Джентльмены и игроки (Харрис) - страница 158

— Слабó? — подначиваю я Леона у входа в магазин пластинок. — Давай. Если, конечно, у тебя яйца еще не отсохли.

Он удивленно смотрит на меня, потом на магазин. Что-то мелькает в его лице — может, тень былых радостей. Потом он ухмыляется, и мне кажется, что в его серых глазах я вижу слабое отражение прежнего Леона, беззаботного и свободного от любви.

— Ты это мне говоришь? — спрашивает он меня.


И мы играем — в единственную игру, которую этот новый Леон согласен принять. А вместе с игрой начинается «лечение»: неприятное, даже грубое, но необходимое, как жесткая химиотерапия в борьбе с раком. В нас обоих полно агрессии — главное, направить ее наружу, а не вовнутрь.

Мы начинаем с воровства. Сначала но мелочам: пластинки, книги, одежда, которые мы сваливаем в нашем маленьком убежище за «Сент-Освальдом». Потом в ход идут снадобья покрепче. Мы малюем граффити на стенах и разбиваем навесы на автобусных остановках. Бросаем камни в проезжающие машины, переворачиваем памятники на старом кладбище, кричим непристойности пожилым людям, выгуливающим собак в местах нашего обитания. Эти две недели я лавирую между ощущением собственной гнусности и ошеломляющей радости: мы снова вместе, Буч и Санденс, и Франческа ненадолго забыта, а трепет, который она вызывала, сменяется восторгом опасностей и риска.

Но ненадолго. Мои лекарства лечат симптомы, но не причину болезни, и я с горечью обнаруживаю, что пациенту нужны все большие дозы возбуждения — если они вообще на него подействуют.
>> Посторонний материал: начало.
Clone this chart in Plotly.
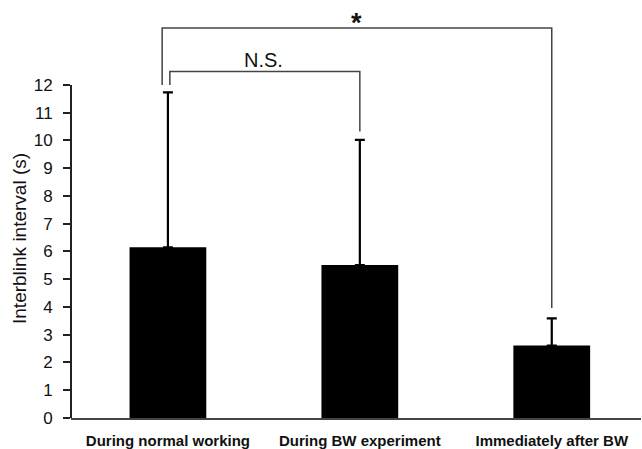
import plotly.graph_objects as go

categories = ["During normal working", "During BW experiment", "Immediately after BW"]
means = [6.15, 5.51, 2.61]
err_upper = [11.73, 10.02, 3.59]
errors = [u - m for u, m in zip(err_upper, means)]
y_ticks = list(range(0, 13))

# significance brackets: x positions (category index units) and y levels
ns_x = [0.01, 0.01, 1.0, 1.0]
ns_y = [12.0, 12.48, 12.48, 10.32]
star_x = [-0.03, -0.03, 2.0, 2.0]
star_y = [12.0, 14.05, 14.05, 3.96]
labels = ["N.S.", "<b>*</b>"]
label_x = [0.5, 0.98]
label_y = [12.9, 14.22]
label_size = [20, 27]

xidx = list(range(len(categories)))

fig = go.Figure()
fig.add_trace(go.Bar(
    x=xidx, y=means, width=0.4,
    marker=dict(color="black", line=dict(width=0)),
    error_y=dict(type="data", symmetric=False, array=errors,
                 arrayminus=[0] * len(means),
                 color="black", thickness=2.2, width=5),
    showlegend=False,
))
for bx, by in [(ns_x, ns_y), (star_x, star_y)]:
    fig.add_trace(go.Scatter(x=bx, y=by, mode="lines",
                             line=dict(color="#444444", width=1.5),
                             showlegend=False, hoverinfo="skip"))

for t, lx, ly, fs in zip(labels, label_x, label_y, label_size):
    fig.add_annotation(x=lx, y=ly, text=t, showarrow=False,
                       font=dict(family="Arial, Liberation Sans", size=fs, color="#111"),
                       xanchor="center", yanchor="middle")

# y axis line from 0 to 12
fig.add_shape(type="line", xref="paper", yref="y", x0=0, x1=0, y0=0, y1=max(y_ticks),
              line=dict(color="#222222", width=2))

fig.add_annotation(xref="paper", yref="y", x=0, y=6.45, xshift=-51,
                   text="Interblink interval (s)", textangle=-90, showarrow=False,
                   font=dict(family="Arial, Liberation Sans", size=19, color="#111"),
                   xanchor="center", yanchor="middle")

fig.update_layout(
    width=642, height=449,
    margin=dict(l=71, r=1, t=0, b=31),
    paper_bgcolor="white", plot_bgcolor="white",
    font=dict(family="Arial, Liberation Sans", color="#111"),
    xaxis=dict(range=[-0.505, 2.465], tickvals=xidx, ticktext=[f"<b>{c}</b>" for c in categories],
               showline=True, linecolor="#444444", linewidth=2, ticks="",
               showgrid=False, zeroline=False, ticklabelstandoff=8,
               tickfont=dict(size=15, color="#111")),
    yaxis=dict(range=[0, 15.06], tickvals=y_ticks, showline=False, ticks="outside",
               ticklen=7, tickwidth=2, tickcolor="#222222", showgrid=False, zeroline=False,
               ticklabelstandoff=7, tickfont=dict(size=17, color="#111")),
)

fig.write_html("out.html", config={"displayModeBar": False},
               post_script="document.body.style.margin='0';document.body.style.padding='0';")
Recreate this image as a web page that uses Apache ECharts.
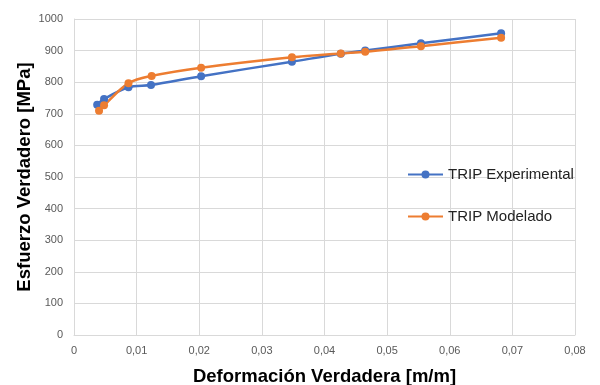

Все чаще приходится изобретать новые подвиги, один безобразней другого.

— Магазин пластинок?

— Не-а.

— Кладбище?

— Банально.

— Эстрада?

— Уже было.

Это правда: ночью мы залезли в муниципальный парк и вдребезги разнесли сиденья городской эстрады и ограду вокруг нее. Мне было тошно — сразу вспомнилось, как мы ходили сюда с матерью: запах скошенной травы, хот-догов и сахарной ваты, играет оркестр местной шахты, Шарон Страз сидит на одном из этих синих пластиковых стульев, а я, совсем кроха, марширую взад-вперед под «пом-пом-пом» невидимого барабана, — и на миг стало жутко одиноко. Тогда мне было шесть, и у меня была мать, пахнущая сигаретами и «Синнабаром», и не встречалось в мире ничего наряднее и прекраснее, чем городская эстрада летом, и только плохие люди способны были разрушать.

— Ты чего, Пиритс? — Уже поздно, в лунном свете лицо Леона становится гладким, темным и понимающим. — Больше не хочешь?

Не хочу. Но как сказать об этом Леону? Я же его лечу, в конце концов.

— Давай же, — подталкивает он меня. — Считай это уроком дурных манер.